## [Given exercise]
Within the material below, locate the line with "Give me the" and the line with "const seriesNames = ['schedulability', 'relative", then return those two lines and all lines between them, exactly as written.
┌──
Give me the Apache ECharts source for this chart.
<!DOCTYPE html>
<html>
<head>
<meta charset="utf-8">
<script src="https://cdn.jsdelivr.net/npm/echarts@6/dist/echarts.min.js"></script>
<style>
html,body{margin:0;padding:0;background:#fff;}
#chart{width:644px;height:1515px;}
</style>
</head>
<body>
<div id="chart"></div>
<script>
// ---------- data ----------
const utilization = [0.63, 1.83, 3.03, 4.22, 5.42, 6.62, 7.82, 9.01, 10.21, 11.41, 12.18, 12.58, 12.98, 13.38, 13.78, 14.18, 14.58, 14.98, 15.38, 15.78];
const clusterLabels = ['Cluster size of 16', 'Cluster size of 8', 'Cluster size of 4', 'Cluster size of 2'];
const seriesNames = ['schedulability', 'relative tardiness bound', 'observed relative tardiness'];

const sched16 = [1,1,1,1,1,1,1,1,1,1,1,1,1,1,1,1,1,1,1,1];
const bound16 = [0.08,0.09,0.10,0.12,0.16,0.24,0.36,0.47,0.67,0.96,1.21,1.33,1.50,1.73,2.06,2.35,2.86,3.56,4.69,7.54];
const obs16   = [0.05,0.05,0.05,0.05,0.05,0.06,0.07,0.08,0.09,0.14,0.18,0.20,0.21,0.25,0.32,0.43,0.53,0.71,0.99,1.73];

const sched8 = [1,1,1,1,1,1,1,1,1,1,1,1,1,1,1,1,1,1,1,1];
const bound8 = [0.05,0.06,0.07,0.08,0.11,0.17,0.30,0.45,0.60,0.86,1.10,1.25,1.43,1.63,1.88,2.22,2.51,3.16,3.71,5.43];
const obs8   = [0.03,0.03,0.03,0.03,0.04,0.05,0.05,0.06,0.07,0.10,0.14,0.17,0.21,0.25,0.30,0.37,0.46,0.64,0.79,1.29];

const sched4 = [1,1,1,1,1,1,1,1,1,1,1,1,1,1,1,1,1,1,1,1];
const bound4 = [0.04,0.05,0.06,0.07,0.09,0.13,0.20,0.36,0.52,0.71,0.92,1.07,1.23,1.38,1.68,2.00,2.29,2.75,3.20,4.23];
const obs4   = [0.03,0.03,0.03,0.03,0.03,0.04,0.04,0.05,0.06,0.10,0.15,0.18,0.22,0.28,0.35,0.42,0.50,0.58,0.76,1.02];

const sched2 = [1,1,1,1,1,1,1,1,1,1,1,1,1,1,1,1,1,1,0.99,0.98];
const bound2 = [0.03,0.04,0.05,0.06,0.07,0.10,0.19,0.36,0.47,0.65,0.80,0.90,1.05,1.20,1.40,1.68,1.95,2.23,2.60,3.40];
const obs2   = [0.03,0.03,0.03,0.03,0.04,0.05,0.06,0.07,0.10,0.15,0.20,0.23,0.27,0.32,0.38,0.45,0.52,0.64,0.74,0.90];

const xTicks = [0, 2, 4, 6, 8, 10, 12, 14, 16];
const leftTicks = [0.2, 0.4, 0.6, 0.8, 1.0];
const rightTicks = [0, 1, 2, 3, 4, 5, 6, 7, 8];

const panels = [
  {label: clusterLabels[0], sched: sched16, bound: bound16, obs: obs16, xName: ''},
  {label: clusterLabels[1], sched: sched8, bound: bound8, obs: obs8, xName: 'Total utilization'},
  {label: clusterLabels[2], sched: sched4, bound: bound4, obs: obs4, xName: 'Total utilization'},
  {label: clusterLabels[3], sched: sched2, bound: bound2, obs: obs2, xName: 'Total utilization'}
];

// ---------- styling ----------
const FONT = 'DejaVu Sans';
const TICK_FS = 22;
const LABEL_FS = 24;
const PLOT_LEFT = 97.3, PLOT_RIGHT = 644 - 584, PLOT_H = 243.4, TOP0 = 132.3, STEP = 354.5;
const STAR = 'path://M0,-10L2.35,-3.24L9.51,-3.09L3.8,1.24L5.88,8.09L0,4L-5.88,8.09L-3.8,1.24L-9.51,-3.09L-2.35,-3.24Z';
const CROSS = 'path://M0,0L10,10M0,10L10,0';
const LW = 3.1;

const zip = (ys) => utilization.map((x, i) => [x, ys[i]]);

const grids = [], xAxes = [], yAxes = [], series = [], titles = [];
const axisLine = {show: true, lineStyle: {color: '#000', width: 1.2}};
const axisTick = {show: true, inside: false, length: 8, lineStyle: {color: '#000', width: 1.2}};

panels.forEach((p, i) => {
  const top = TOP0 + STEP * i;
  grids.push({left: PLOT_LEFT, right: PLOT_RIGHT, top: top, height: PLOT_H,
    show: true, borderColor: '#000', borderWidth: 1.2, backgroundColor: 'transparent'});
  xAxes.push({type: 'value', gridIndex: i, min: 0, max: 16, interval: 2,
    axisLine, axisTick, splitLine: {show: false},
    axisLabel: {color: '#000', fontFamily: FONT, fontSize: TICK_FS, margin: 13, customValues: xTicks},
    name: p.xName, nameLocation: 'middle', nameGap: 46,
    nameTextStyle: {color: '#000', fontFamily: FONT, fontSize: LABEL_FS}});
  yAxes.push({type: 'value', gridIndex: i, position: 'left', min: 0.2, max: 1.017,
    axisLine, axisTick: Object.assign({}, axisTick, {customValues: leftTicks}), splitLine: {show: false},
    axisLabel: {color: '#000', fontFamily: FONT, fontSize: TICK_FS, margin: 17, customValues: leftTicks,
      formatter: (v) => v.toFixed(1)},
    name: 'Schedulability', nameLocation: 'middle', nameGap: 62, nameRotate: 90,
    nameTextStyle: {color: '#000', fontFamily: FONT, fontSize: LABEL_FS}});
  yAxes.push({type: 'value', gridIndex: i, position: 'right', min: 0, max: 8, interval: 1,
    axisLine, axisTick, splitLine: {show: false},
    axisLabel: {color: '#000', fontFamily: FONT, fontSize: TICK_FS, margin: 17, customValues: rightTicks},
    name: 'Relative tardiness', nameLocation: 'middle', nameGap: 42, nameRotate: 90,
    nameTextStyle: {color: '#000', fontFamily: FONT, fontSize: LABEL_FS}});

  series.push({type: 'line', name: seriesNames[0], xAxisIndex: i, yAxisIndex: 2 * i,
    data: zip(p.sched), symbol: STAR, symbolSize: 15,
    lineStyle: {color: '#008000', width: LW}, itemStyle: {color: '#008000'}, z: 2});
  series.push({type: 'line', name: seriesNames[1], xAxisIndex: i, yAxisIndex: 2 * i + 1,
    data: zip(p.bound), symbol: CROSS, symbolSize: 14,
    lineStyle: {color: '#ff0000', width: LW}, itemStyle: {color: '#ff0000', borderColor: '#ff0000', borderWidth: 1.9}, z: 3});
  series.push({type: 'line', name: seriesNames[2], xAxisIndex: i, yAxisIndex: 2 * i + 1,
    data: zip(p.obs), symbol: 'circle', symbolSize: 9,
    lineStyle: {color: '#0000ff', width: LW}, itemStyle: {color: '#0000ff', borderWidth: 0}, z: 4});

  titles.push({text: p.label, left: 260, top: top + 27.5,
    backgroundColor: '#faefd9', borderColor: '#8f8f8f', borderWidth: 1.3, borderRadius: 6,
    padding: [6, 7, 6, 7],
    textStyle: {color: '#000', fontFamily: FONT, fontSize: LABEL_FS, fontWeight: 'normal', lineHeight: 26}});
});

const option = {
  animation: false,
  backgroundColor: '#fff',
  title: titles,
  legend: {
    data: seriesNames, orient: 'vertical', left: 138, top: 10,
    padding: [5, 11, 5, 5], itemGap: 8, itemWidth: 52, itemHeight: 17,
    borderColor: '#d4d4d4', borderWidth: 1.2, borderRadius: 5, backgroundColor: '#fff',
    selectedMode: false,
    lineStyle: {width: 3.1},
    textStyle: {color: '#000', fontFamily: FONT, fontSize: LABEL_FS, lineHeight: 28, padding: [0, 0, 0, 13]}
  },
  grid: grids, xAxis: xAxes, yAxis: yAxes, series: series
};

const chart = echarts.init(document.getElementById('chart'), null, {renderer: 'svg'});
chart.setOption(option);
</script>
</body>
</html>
└──
┌──
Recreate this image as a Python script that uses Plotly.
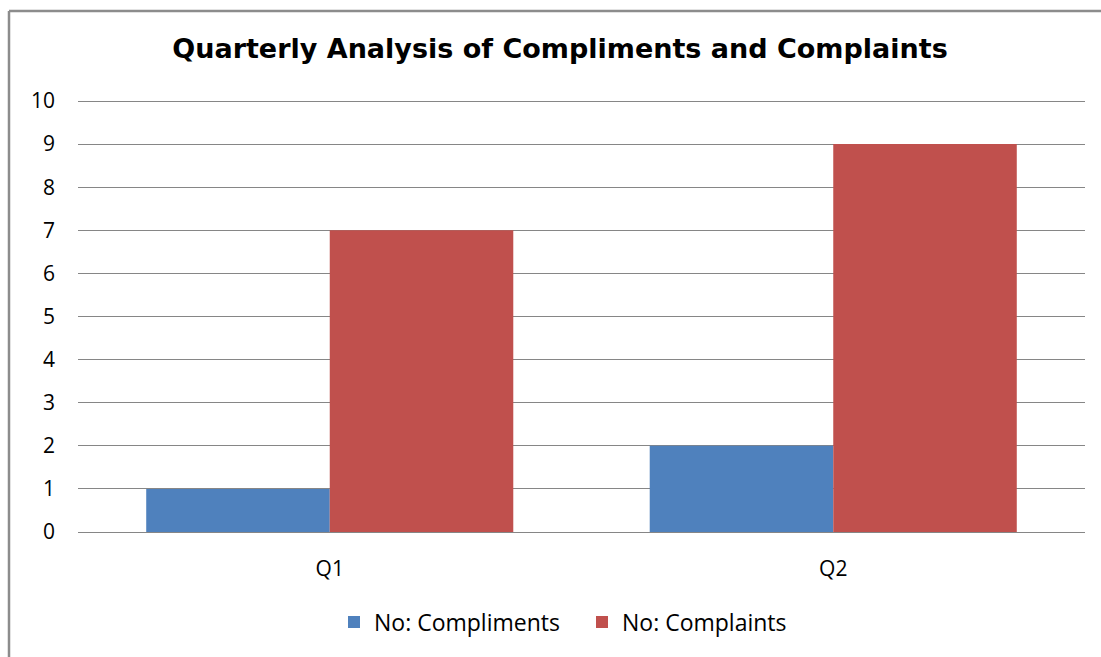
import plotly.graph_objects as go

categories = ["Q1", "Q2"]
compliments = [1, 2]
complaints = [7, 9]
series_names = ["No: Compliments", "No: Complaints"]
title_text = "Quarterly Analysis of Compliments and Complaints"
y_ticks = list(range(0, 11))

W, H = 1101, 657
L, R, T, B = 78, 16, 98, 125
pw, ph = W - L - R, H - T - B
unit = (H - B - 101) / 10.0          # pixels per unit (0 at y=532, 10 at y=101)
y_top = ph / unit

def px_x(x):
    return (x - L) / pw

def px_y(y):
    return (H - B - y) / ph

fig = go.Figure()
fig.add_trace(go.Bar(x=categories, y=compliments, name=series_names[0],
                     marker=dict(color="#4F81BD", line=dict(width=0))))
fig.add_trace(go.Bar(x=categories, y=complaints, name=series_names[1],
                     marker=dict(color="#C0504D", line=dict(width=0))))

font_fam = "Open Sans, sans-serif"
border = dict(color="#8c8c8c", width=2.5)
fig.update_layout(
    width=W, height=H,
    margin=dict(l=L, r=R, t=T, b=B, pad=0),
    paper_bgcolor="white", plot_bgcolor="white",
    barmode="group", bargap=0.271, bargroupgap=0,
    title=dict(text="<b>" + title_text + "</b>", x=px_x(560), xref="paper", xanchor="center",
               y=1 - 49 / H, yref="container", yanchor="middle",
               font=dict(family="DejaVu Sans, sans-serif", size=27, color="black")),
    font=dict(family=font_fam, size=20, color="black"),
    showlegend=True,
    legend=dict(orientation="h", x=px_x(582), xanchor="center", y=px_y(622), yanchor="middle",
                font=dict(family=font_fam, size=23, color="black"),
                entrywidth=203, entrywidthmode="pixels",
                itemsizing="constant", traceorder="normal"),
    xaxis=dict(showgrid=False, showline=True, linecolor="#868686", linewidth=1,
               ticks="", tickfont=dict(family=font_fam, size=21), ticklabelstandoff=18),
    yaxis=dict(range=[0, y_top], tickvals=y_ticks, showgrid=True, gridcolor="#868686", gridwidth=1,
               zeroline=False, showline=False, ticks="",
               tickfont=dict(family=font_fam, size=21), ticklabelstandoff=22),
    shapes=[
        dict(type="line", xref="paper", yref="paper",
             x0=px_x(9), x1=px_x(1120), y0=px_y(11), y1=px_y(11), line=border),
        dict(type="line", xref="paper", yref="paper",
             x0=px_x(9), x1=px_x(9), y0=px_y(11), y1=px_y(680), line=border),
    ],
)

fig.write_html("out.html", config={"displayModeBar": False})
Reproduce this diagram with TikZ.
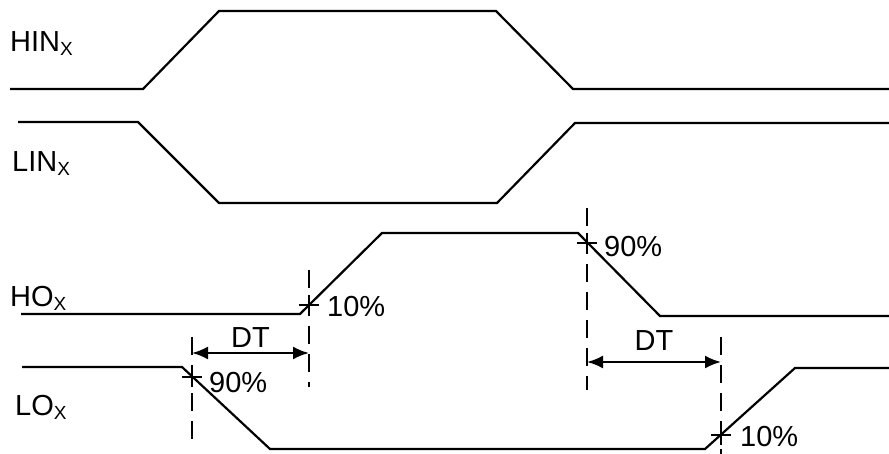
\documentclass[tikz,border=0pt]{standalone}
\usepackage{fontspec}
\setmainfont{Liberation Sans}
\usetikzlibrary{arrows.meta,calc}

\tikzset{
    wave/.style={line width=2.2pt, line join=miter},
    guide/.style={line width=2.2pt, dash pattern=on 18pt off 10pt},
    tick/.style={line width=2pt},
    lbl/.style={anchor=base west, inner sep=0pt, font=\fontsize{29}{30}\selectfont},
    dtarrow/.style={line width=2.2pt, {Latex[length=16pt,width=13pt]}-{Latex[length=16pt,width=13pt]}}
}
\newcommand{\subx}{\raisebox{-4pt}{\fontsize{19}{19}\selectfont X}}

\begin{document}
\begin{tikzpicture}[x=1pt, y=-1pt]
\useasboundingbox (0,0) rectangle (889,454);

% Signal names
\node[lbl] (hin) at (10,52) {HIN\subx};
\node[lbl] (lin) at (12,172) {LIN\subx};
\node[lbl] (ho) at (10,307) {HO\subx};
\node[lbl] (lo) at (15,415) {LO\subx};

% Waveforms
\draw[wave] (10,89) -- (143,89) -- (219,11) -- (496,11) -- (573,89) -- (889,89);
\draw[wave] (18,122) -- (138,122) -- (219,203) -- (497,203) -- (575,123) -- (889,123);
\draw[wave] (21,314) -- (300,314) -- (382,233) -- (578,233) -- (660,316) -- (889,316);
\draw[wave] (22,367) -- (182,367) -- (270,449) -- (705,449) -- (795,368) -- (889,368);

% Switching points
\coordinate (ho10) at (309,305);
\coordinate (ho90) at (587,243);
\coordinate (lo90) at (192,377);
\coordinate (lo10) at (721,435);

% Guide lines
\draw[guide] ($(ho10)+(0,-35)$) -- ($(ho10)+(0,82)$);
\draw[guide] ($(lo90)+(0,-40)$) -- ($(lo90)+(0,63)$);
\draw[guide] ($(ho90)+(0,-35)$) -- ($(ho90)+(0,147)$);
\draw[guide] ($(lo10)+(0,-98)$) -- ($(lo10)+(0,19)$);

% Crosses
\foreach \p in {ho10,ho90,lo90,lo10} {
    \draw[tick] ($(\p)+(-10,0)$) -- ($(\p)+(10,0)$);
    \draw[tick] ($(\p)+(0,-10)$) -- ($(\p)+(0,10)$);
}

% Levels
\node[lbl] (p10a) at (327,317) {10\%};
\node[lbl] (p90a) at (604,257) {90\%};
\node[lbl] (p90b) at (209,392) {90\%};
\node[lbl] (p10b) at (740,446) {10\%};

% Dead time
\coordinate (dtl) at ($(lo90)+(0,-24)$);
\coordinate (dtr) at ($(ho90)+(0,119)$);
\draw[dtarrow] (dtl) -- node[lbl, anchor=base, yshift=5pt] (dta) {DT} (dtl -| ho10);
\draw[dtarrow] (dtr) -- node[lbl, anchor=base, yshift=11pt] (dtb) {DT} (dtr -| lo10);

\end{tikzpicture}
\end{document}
└──
## [Answer to the problem]
Give me the Apache ECharts source for this chart.
<!DOCTYPE html>
<html>
<head>
<meta charset="utf-8">
<script src="https://cdn.jsdelivr.net/npm/echarts@6/dist/echarts.min.js"></script>
<style>
html,body{margin:0;padding:0;background:#fff;}
#chart{width:644px;height:1515px;}
</style>
</head>
<body>
<div id="chart"></div>
<script>
// ---------- data ----------
const utilization = [0.63, 1.83, 3.03, 4.22, 5.42, 6.62, 7.82, 9.01, 10.21, 11.41, 12.18, 12.58, 12.98, 13.38, 13.78, 14.18, 14.58, 14.98, 15.38, 15.78];
const clusterLabels = ['Cluster size of 16', 'Cluster size of 8', 'Cluster size of 4', 'Cluster size of 2'];
const seriesNames = ['schedulability', 'relative tardiness bound', 'observed relative tardiness'];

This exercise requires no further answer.